You are right, most DSLR cameras lose about half of the QE to the rgb filters.


More than likely. Most "science" grade CCD sensors, at least in the Astronomy world, are in fact shaved down to make them even more sensitive.


My understanding is that "science grade CCD sensors" have thermal controls to ensure the thermal noise is constant.


Footnote 20 is wonderful.


They were also frustrated with how cumbersome astronomy had become: Modern astronomical projects are typically large-scale affairs, requiring a small fortune, a mountain of paperwork, and plenty of patience. “You have to envision ways to get $10 million and put a team together, and even then, you only know if things will come to fruition a decade later,” says Abraham, a professor at the University of Toronto.

Sounds like big company software development.


Taking two expensive hobbies(photo + astro) and combining them!

Also my jaw dropped a bit when I saw all those white telephotos packed together, that's a lot of glass!

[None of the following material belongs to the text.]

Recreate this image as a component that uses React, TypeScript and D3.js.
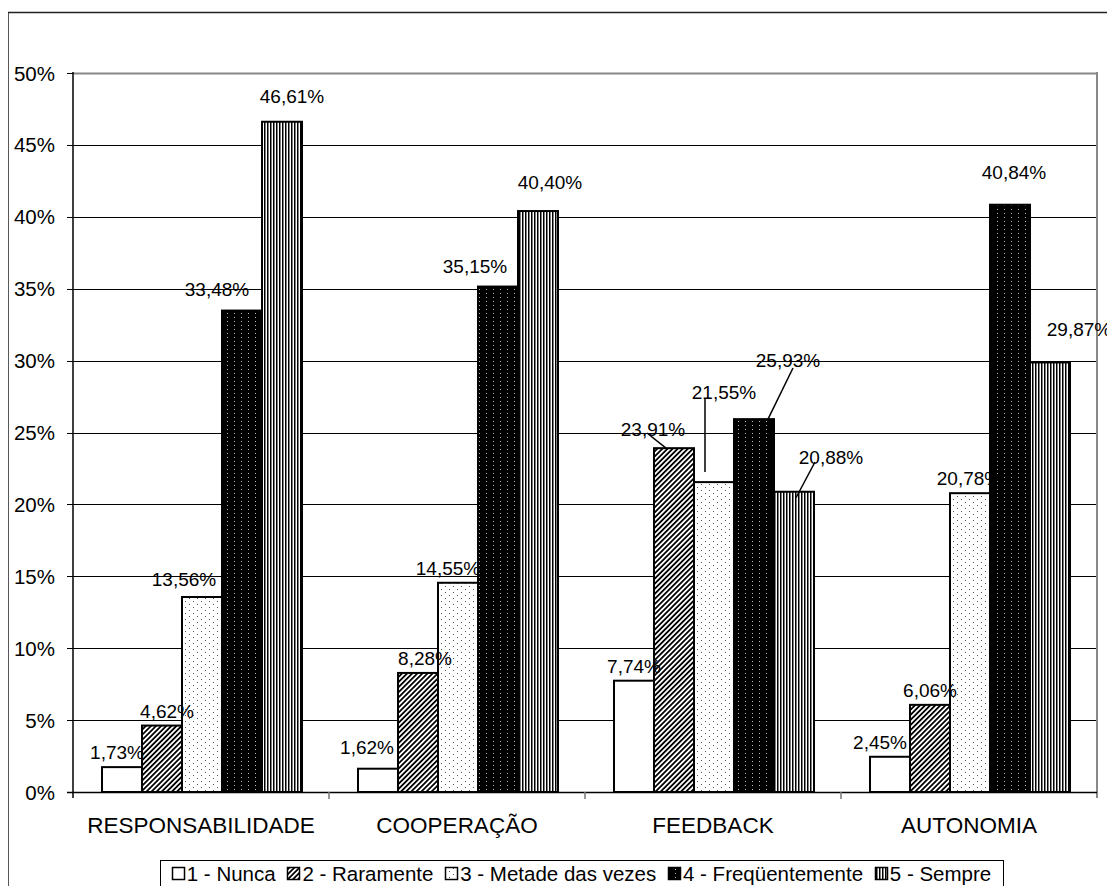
import React, { useEffect, useRef } from "react";
import * as d3 from "d3";

const categories = ["RESPONSABILIDADE", "COOPERAÇÃO", "FEEDBACK", "AUTONOMIA"];
const seriesNames = ["1 - Nunca", "2 - Raramente", "3 - Metade das vezes", "4 - Freqüentemente", "5 - Sempre"];
const nunca = [1.73, 1.62, 7.74, 2.45];
const raramente = [4.62, 8.28, 23.91, 6.06];
const metade = [13.56, 14.55, 21.55, 20.78];
const frequentemente = [33.48, 35.15, 25.93, 40.84];
const sempre = [46.61, 40.4, 20.88, 29.87];
const yTicks = [0, 5, 10, 15, 20, 25, 30, 35, 40, 45, 50];

// label placement nudges (layout only): [series][category] -> [dx, dy] relative to default
const labelNudge: [number, number][][] = [
  [[-5, 0], [-11, -7], [0, 0], [-10, 0]],
  [[5, 0], [7, 0], [-21, -4], [0, 0]],
  [[-18, -3], [-10, 0], [10, -75], [-1, 0]],
  [[-25, -7], [-23, -6], [34, -44], [4, -18]],
  [[10, -11], [12, -14], [37, -20], [29, -18]],
];
// leader lines (layout only): [series, category, x1, y1]
const leaders: [number, number, number, number][] = [
  [1, 2, 647, 433],
  [2, 2, 705, 398],
  [3, 2, 793, 368],
  [4, 2, 815, 462],
];

const fmt = (v: number) => v.toFixed(2).replace(".", ",") + "%";

export default function App() {
  const ref = useRef<SVGSVGElement>(null);
  useEffect(() => {
    const svg = d3.select(ref.current);
    svg.selectAll("*").remove();
    const W = 1115, H = 894;
    const font = "'Liberation Sans', Arial, sans-serif";
    const left = 73, right = 1097, top = 73, bottom = 792;
    const series = [nunca, raramente, metade, frequentemente, sempre];

    const defs = svg.append("defs");
    const p2 = defs.append("pattern").attr("id", "p2").attr("patternUnits", "userSpaceOnUse")
      .attr("width", 3.6).attr("height", 4).attr("patternTransform", "rotate(45)");
    p2.append("rect").attr("width", 3.6).attr("height", 4).attr("fill", "#fff");
    p2.append("rect").attr("width", 1.8).attr("height", 4).attr("fill", "#000");

    const p3 = defs.append("pattern").attr("id", "p3").attr("patternUnits", "userSpaceOnUse")
      .attr("width", 8).attr("height", 6);
    p3.append("rect").attr("width", 8).attr("height", 6).attr("fill", "#fff");
    p3.append("rect").attr("x", 1).attr("y", 1).attr("width", 1).attr("height", 1).attr("fill", "#555");
    p3.append("rect").attr("x", 5).attr("y", 4).attr("width", 1).attr("height", 1).attr("fill", "#555");

    const p4 = defs.append("pattern").attr("id", "p4").attr("patternUnits", "userSpaceOnUse")
      .attr("width", 7).attr("height", 4);
    p4.append("rect").attr("width", 7).attr("height", 4).attr("fill", "#000");
    p4.append("rect").attr("x", 3).attr("y", 1).attr("width", 1).attr("height", 1).attr("fill", "#bbb");

    const p5 = defs.append("pattern").attr("id", "p5").attr("patternUnits", "userSpaceOnUse")
      .attr("width", 3).attr("height", 4);
    p5.append("rect").attr("width", 3).attr("height", 4).attr("fill", "#fff");
    p5.append("rect").attr("width", 1.5).attr("height", 4).attr("fill", "#000");

    const fills = ["#fff", "url(#p2)", "url(#p3)", "url(#p4)", "url(#p5)"];

    svg.append("rect").attr("width", W).attr("height", H).attr("fill", "#fff");
    // outer chart border
    svg.append("path").attr("d", `M8,${H + 2} L8,12.5 L1113,12.5`).attr("fill", "none")
      .attr("stroke", "#222").attr("stroke-width", 1.5);

    const y = d3.scaleLinear().domain([0, 50]).range([bottom, top]);
    const x0 = d3.scaleBand().domain(categories).range([left, right]);
    const x1 = d3.scaleBand().domain(seriesNames).range([29, 256 - 27]);

    // gridlines
    svg.append("g").selectAll("line").data(yTicks.filter(t => t > 0)).join("line")
      .attr("x1", left).attr("x2", right)
      .attr("y1", d => Math.round(y(d)) + 0.5).attr("y2", d => Math.round(y(d)) + 0.5)
      .attr("stroke", d => (d === 50 ? "#888" : "#000")).attr("stroke-width", d => (d === 50 ? 2 : 1));
    // right border of plot
    svg.append("line").attr("x1", right).attr("x2", right).attr("y1", top - 1).attr("y2", bottom + 6)
      .attr("stroke", "#888").attr("stroke-width", 2);

    // bars
    const gBars = svg.append("g");
    series.forEach((vals, si) => {
      gBars.append("g").selectAll("rect").data(vals).join("rect")
        .attr("x", (_, ci) => (x0(categories[ci]) as number) + (x1(seriesNames[si]) as number))
        .attr("width", x1.bandwidth())
        .attr("y", d => y(d))
        .attr("height", d => bottom - y(d))
        .attr("fill", fills[si]).attr("stroke", "#000").attr("stroke-width", 2);
    });

    // axes lines
    svg.append("line").attr("x1", left).attr("x2", left).attr("y1", top - 1).attr("y2", bottom + 6)
      .attr("stroke", "#000").attr("stroke-width", 1.5);
    svg.append("line").attr("x1", left - 6).attr("x2", right).attr("y1", bottom + 0.5).attr("y2", bottom + 0.5)
      .attr("stroke", "#000").attr("stroke-width", 1.5);
    // y ticks
    const yg = svg.append("g");
    yg.selectAll("line").data(yTicks).join("line")
      .attr("x1", left - 6).attr("x2", left)
      .attr("y1", d => Math.round(y(d)) + 0.5).attr("y2", d => Math.round(y(d)) + 0.5)
      .attr("stroke", "#000").attr("stroke-width", 1);
    yg.selectAll("text").data(yTicks).join("text")
      .attr("x", 55).attr("y", d => y(d) + 7.5)
      .attr("text-anchor", "end").attr("font-family", font).attr("font-size", 20.5)
      .text(d => `${d}%`);
    // category ticks
    svg.append("g").selectAll("line").data(categories.slice(1)).join("line")
      .attr("x1", d => x0(d) as number).attr("x2", d => x0(d) as number)
      .attr("y1", bottom).attr("y2", bottom + 7).attr("stroke", "#777").attr("stroke-width", 1.5);
    svg.append("g").selectAll("text").data(categories).join("text")
      .attr("x", d => (x0(d) as number) + x0.bandwidth() / 2).attr("y", 833)
      .attr("text-anchor", "middle").attr("font-family", font).attr("font-size", 22.5)
      .text(d => d);

    // leader lines
    svg.append("g").selectAll("line").data(leaders).join("line")
      .attr("x1", d => d[2]).attr("y1", d => d[3])
      .attr("x2", d => {
        const [si, ci] = d;
        const bx = (x0(categories[ci]) as number) + (x1(seriesNames[si]) as number);
        if (si === 2) return d[2];
        return si === 1 ? bx + 12 : si === 3 ? bx + 34 : bx + 22;
      })
      .attr("y2", d => {
        const [si, ci] = d;
        const v = series[si][ci];
        return si === 2 ? y(v) - 10 : y(v) + (si === 4 ? 6 : 0);
      })
      .attr("stroke", "#000").attr("stroke-width", 1.5);

    // data labels
    const gl = svg.append("g");
    series.forEach((vals, si) => {
      gl.append("g").selectAll("text").data(vals).join("text")
        .attr("x", (_, ci) => (x0(categories[ci]) as number) + (x1(seriesNames[si]) as number) + x1.bandwidth() / 2 + labelNudge[si][ci][0])
        .attr("y", (d, ci) => y(d) - 8 + labelNudge[si][ci][1])
        .attr("text-anchor", "middle").attr("font-family", font).attr("font-size", 19)
        .text(d => fmt(d));
    });

    // legend
    const lg = svg.append("g");
    const lx0 = 160, lx1 = 1003, ly0 = 860, ly1 = 900;
    lg.append("rect").attr("x", lx0 + 0.5).attr("y", ly0 + 0.5).attr("width", lx1 - lx0).attr("height", ly1 - ly0)
      .attr("fill", "#fff").attr("stroke", "#000").attr("stroke-width", 1);
    const texts = lg.selectAll("text").data(seriesNames).join("text")
      .attr("font-family", font).attr("font-size", 20.5).attr("y", 881).text(d => d);
    const widths: number[] = [];
    texts.each(function () { widths.push((this as SVGTextElement).getComputedTextLength()); });
    const sq = 12, gapT = 3;
    const total = widths.reduce((a, b) => a + b, 0) + seriesNames.length * (sq + gapT);
    const gap = (lx1 - lx0 - total) / (seriesNames.length + 1);
    let cx = lx0 + gap;
    seriesNames.forEach((_, i) => {
      lg.append("rect").attr("x", Math.round(cx) + 0.5).attr("y", 867.5).attr("width", sq).attr("height", sq)
        .attr("fill", fills[i]).attr("stroke", "#000").attr("stroke-width", 1.5);
      d3.select(texts.nodes()[i]).attr("x", cx + sq + gapT);
      cx += sq + gapT + widths[i] + gap;
    });
  }, []);
  return <svg ref={ref} width={1115} height={894} style={{ display: "block", margin: "-8px" }} />;
}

Only one hobby. These folks are professional astronomers.


[flagged]


No that's a misconception of what dark matter is. It's weirder than that, it neither emits nor absorbs light, which 'opaque dirt' does.

Per Wikipedia:

For many decades, astronomers assumed that dark matter was made of the same baryons (protons and neutrons) as all other known matter, but in a form that had been overlooked because it was non-luminous. It could not be in the form of a diffuse gas or dust, as that would be apparent when backlit by visible stars, but searches were organized for other astronomical bodies emitting little or no electromagnetic radiation such as massive compact halo objects.

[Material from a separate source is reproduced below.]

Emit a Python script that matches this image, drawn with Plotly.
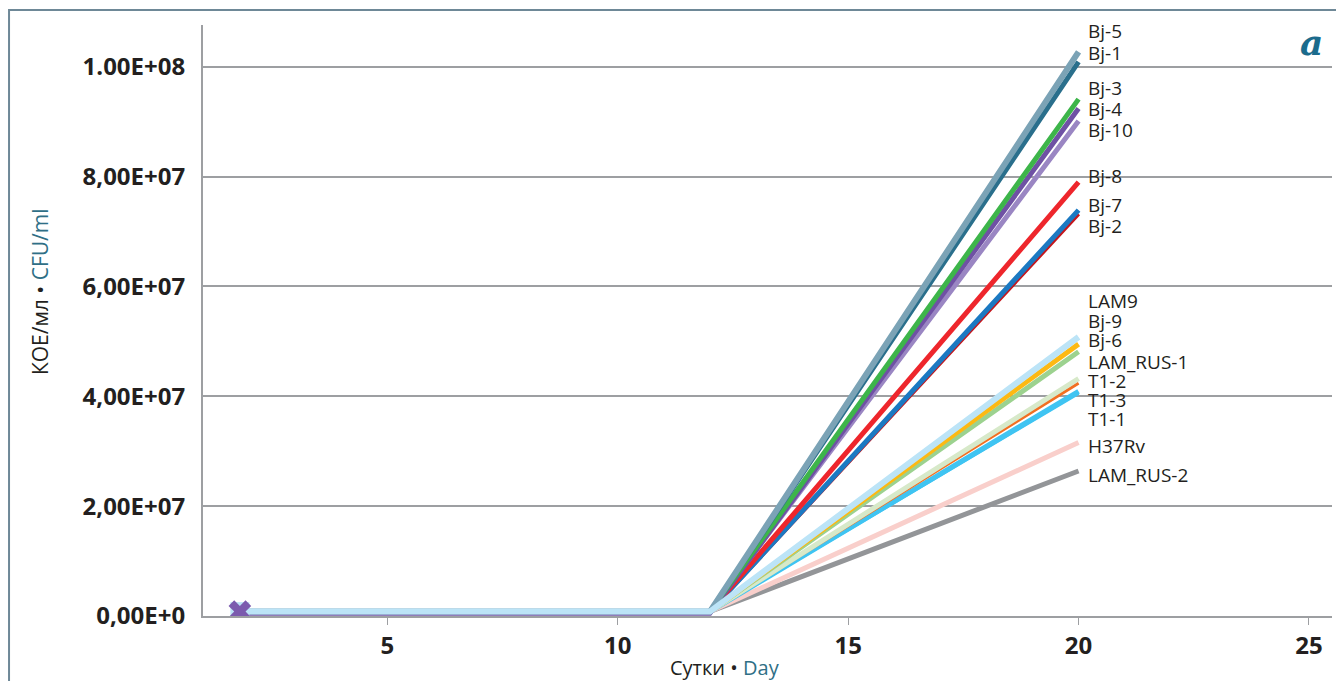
import plotly.graph_objects as go

days = [1.8, 12, 20]

strains = ["Bj-5", "Bj-1", "Bj-3", "Bj-4", "Bj-10", "Bj-8", "Bj-7", "Bj-2",
           "LAM9", "Bj-9", "Bj-6", "LAM_RUS-1", "T1-2", "T1-3", "T1-1", "H37Rv", "LAM_RUS-2"]

values = {
    "Bj-5":      [8e5, 8e5, 1.027e8],
    "Bj-1":      [8e5, 8e5, 1.009e8],
    "Bj-3":      [8e5, 8e5, 9.41e7],
    "Bj-4":      [5e5, 5e5, 9.24e7],
    "Bj-10":     [8e5, 8e5, 9.01e7],
    "Bj-8":      [8e5, 8e5, 7.90e7],
    "Bj-7":      [8e5, 8e5, 7.39e7],
    "Bj-2":      [8e5, 8e5, 7.32e7],
    "LAM9":      [8e5, 8e5, 5.08e7],
    "Bj-9":      [8e5, 8e5, 4.95e7],
    "Bj-6":      [8e5, 8e5, 4.81e7],
    "LAM_RUS-1": [8e5, 8e5, 4.32e7],
    "T1-2":      [8e5, 8e5, 4.24e7],
    "T1-3":      [8e5, 8e5, 4.09e7],
    "T1-1":      [8e5, 8e5, 4.05e7],
    "H37Rv":     [8e5, 8e5, 3.16e7],
    "LAM_RUS-2": [8e5, 8e5, 2.64e7],
}

colors = {
    "Bj-5": "#7BA3B6", "Bj-1": "#2A6F8C", "Bj-3": "#3DB54A", "Bj-4": "#6F51A4",
    "Bj-10": "#9A86C3", "Bj-8": "#EE262C", "Bj-7": "#1B79C2", "Bj-2": "#C4161C",
    "LAM9": "#BCE4F7", "Bj-9": "#FDB913", "Bj-6": "#9CD28F", "LAM_RUS-1": "#D7E9C9",
    "T1-2": "#F26F21", "T1-3": "#3FC4F2", "T1-1": "#3FC4F2", "H37Rv": "#F9CFCB",
    "LAM_RUS-2": "#939598",
}
widths = {
    "Bj-5": 6, "Bj-1": 5, "Bj-3": 5, "Bj-4": 5, "Bj-10": 5, "Bj-8": 5, "Bj-7": 5,
    "Bj-2": 4, "LAM9": 6, "Bj-9": 5, "Bj-6": 5, "LAM_RUS-1": 5, "T1-2": 3,
    "T1-3": 5, "T1-1": 3, "H37Rv": 5, "LAM_RUS-2": 5,
}
# label anchor heights (layout)
label_y = {
    "Bj-5": 1.065e8, "Bj-1": 1.025e8, "Bj-3": 9.62e7, "Bj-4": 9.23e7, "Bj-10": 8.85e7,
    "Bj-8": 8.01e7, "Bj-7": 7.48e7, "Bj-2": 7.10e7, "LAM9": 5.73e7, "Bj-9": 5.38e7,
    "Bj-6": 5.02e7, "LAM_RUS-1": 4.62e7, "T1-2": 4.28e7, "T1-3": 3.94e7,
    "T1-1": 3.58e7, "H37Rv": 3.09e7, "LAM_RUS-2": 2.56e7,
}

ytick_vals = [0, 2e7, 4e7, 6e7, 8e7, 1e8]
ytick_text = ["0,00E+0", "2,00E+07", "4,00E+07", "6,00E+07", "8,00E+07", "1.00E+08"]
xtick_vals = [5, 10, 15, 20, 25]

draw_order = ["LAM_RUS-2", "H37Rv", "T1-1", "T1-3", "T1-2", "LAM_RUS-1", "Bj-6", "Bj-9",
              "Bj-2", "Bj-7", "Bj-8", "Bj-10", "Bj-4", "Bj-3", "Bj-1", "Bj-5", "LAM9"]

fig = go.Figure()
for s in draw_order:
    fig.add_trace(go.Scatter(
        x=days, y=values[s], mode="lines", name=s,
        line=dict(color=colors[s], width=widths[s]),
        showlegend=False, hoverinfo="x+y+name"))

# start markers
fig.add_trace(go.Scatter(x=[days[0]], y=[values["LAM9"][0]], mode="markers",
                         marker=dict(symbol="square", size=19, color="#BCE4F7"),
                         showlegend=False))
fig.add_trace(go.Scatter(x=[days[0]], y=[values["LAM9"][0]], mode="markers",
                         marker=dict(symbol="x", size=20, color="#7B5BAE",
                                     line=dict(width=0)),
                         showlegend=False))

for s in strains:
    fig.add_annotation(x=20, y=label_y[s], xref="x", yref="y", text=s,
                       showarrow=False, xanchor="left", xshift=7,
                       font=dict(family="Open Sans", size=19, color="#231F20"))

fig.add_annotation(x=0.982, y=0.971, xref="paper", yref="paper",
                   text="<b><i>a</i></b>", showarrow=False, xanchor="center", yanchor="middle",
                   font=dict(family="DejaVu Serif", size=36, color="#1B6B8C"))

# axis titles
fig.add_annotation(x=-0.1444, y=0.5497, xref="paper", yref="paper", textangle=-90,
                   text="КОЕ/мл • <span style='color:#2F6F86'>CFU/ml</span>",
                   showarrow=False, xanchor="center", yanchor="middle",
                   font=dict(family="Open Sans", size=21, color="#231F20"))
fig.add_annotation(x=0.4624, y=-0.0868, xref="paper", yref="paper",
                   text="Сутки • <span style='color:#2F6F86'>Day</span>",
                   showarrow=False, xanchor="center", yanchor="middle",
                   font=dict(family="Open Sans", size=20, color="#231F20"))

fig.add_shape(type="rect", xref="paper", yref="paper", x0=-0.1718, x1=1.0071, y0=-0.2, y1=1.0254,
              line=dict(color="#6E8897", width=2), fillcolor="rgba(0,0,0,0)", layer="below")

fig.update_layout(
    width=1344, height=681,
    margin=dict(l=195, r=20, t=17, b=73),
    plot_bgcolor="white", paper_bgcolor="white",
    font=dict(family="Open Sans", color="#231F20"),
    xaxis=dict(range=[1, 25.5], tickvals=xtick_vals, ticks="outside", ticklen=7,
               tickcolor="#9D9FA2", showgrid=False, showline=True, linecolor="#9D9FA2",
               linewidth=2, zeroline=False,
               tickfont=dict(family="Open Sans", size=24, color="#231F20", weight="bold")),
    yaxis=dict(range=[0, 1.076e8], tickvals=ytick_vals, ticktext=ytick_text,
               showgrid=True, gridcolor="#9D9FA2", gridwidth=1.5, showline=True,
               linecolor="#9D9FA2", linewidth=2, zeroline=False, ticks="", ticklabelstandoff=11,
               tickfont=dict(family="Open Sans", size=24, color="#231F20", weight="bold")),
)

fig.write_html("out.html")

However, evidence eventually accumulated that baryonic dark matter could only account for a small fraction of the missing mass. The study of nucleosynthesis in the Big Bang gives an upper bound on the amount of baryonic matter in the universe,[20] which indicates that the vast majority of dark matter in the universe cannot be baryons, and thus does not form atoms. It also cannot interact with ordinary matter via electromagnetic forces; in particular, dark matter particles do not carry any electric charge.